Как только Литвицкий стал поправляться, я рассказал ему об этом. Он покачал головой и промолвил:
— Не надо. Я этого вовсе не добивался. Они доказали мне достаточно, что уважать их не стоит… Я их не уважаю…
Он поднялся с постели, когда уже приближалась весна; история с профессором давно была кончена. Студенты были побеждены.
Литвицкий появился в университете за неделю перед тем, как должны были прекратиться лекции. Встречая его, товарищи останавливались и здоровались с ним. Он мог убедиться, что теперь все смотрели на него другими глазами. но сам он торопился отвечать на поклоны и спешил пройти мимо.
Скоро он углубился в лекции, деятельно готовясь к экзаменам. Ему надо было наверстать много пропущенного во время болезни. Его редко видели на улице. Я заходил к нему часто, и он всегда горячо жал мне руку и был рад мне. Я понимал это чувство. Я был единственный человек, который не оскорбил его подозрением.

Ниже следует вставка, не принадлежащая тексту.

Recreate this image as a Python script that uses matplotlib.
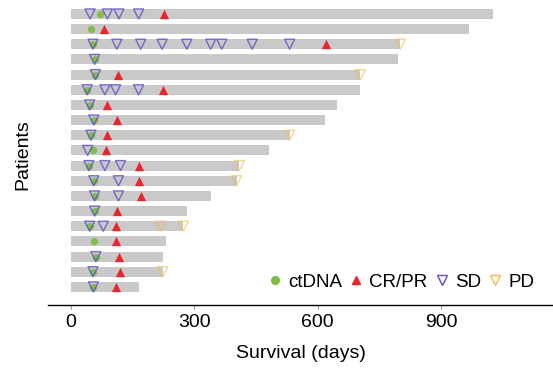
import matplotlib
matplotlib.use("Agg")
import matplotlib.pyplot as plt
from matplotlib.lines import Line2D

plt.rcParams['font.family'] = ['Liberation Sans', 'DejaVu Sans']

# survival per patient (days), top row first
survival = [1027, 968, 801, 796, 704, 704, 648, 617, 534, 481,
            410, 403, 340, 282, 274, 231, 225, 223, 165]

# event days per patient
ctdna = [[70], [50], [54], [58], [60], [40], [46], [56], [49], [53],
         [44], [56], [58], [58], [46], [56], [61], [54], [55]]
crpr = [[226], [80], [620], [], [116], [225], [87], [112], [89], [85],
        [165], [167], [170], [113], [109], [109], [117], [119], [109]]
sd = [[47, 89, 117, 165], [], [54, 112, 170, 222, 282, 340, 367, 441, 532],
      [58], [60], [40, 83, 109, 165], [46], [56], [49], [41],
      [44, 83, 121], [56, 116], [58, 116], [58], [46, 79], [], [61], [54], [55]]
pd_ = [[], [], [801], [], [704], [], [], [], [532], [],
       [410], [403], [], [], [218, 274], [], [], [223], []]

C_BAR = '#c9c9c9'
C_CT = '#7cbd3f'
C_CR = '#e8262d'
C_SD = '#5a4fc4'
C_PD = '#f7b84a'

fig = plt.figure(figsize=(5.53, 3.73), dpi=100)
ax = fig.add_axes([0.087, 0.182, 0.913, 0.805])

rows = list(range(1, len(survival) + 1))
ax.barh(rows, survival, height=0.66, color=C_BAR, zorder=1)


def flat(events):
    xs, ys = [], []
    for r, days in zip(rows, events):
        for d in days:
            xs.append(d)
            ys.append(r)
    return xs, ys


x, y = flat(ctdna)
ax.scatter(x, y, s=28, color=C_CT, zorder=2, linewidths=0, alpha=0.9)
x, y = flat(crpr)
ax.scatter(x, y, s=45, marker='^', color=C_CR, zorder=3, linewidths=0)
x, y = flat(sd)
ax.scatter(x, y, s=52, marker='v', facecolors='none', edgecolors=C_SD,
           linewidths=1.0, zorder=4, alpha=0.8)
x, y = flat(pd_)
ax.scatter(x, y, s=52, marker='v', facecolors='none', edgecolors=C_PD,
           linewidths=1.0, zorder=4, alpha=0.6)

ax.set_xlim(-55, 1172)
ax.set_ylim(20.2, 0.4)
ax.set_xticks([0, 300, 600, 900])
ax.set_yticks([])
ax.tick_params(axis='x', labelsize=14, length=3, width=0.8, color='#999999')
ax.set_xlabel('Survival (days)', fontsize=14, labelpad=10)
ax.set_ylabel('Patients', fontsize=14, labelpad=12)

for s in ['top', 'right', 'left']:
    ax.spines[s].set_visible(False)
ax.spines['bottom'].set_linewidth(1.0)

handles = [
    Line2D([], [], marker='o', color=C_CT, linestyle='none', markersize=5.5),
    Line2D([], [], marker='^', color=C_CR, linestyle='none', markersize=6),
    Line2D([], [], marker='v', markerfacecolor='none', markeredgecolor=C_SD,
           linestyle='none', markersize=6.5),
    Line2D([], [], marker='v', markerfacecolor='none', markeredgecolor=C_PD,
           linestyle='none', markersize=6.5),
]
ax.legend(handles, ['ctDNA', 'CR/PR', 'SD', 'PD'], ncol=4, frameon=False,
          fontsize=13.5, loc='lower right', bbox_to_anchor=(0.985, 0.01),
          handletextpad=0.3, columnspacing=0.35, handlelength=0.8,
          borderaxespad=0.2)

fig.savefig('out.png', dpi=100)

Болезнь не помешала ему выдержать экзамен с блеском. Как и следовало ожидать, ему предложили остаться при университете для дальнейшего усовершенствования в науке. Но он отказался.
Я спросил его:
— Почему вы отказались, Литвицкий? Мне казалось, что вы имели это в виду…
Он ответил:
— Я хочу уйти подальше от всего, что напоминает товарищество. Они принесли мне слишком много вреда. Те годы, которые для всех других бывают лучшими годами жизни, благодаря им, для меня сделались самыми мрачными. Мне нанесли рану, которая никогда не заживёт.
Он уехал в свой уезд и там поступил на службу. Он никогда не примирился с товарищами.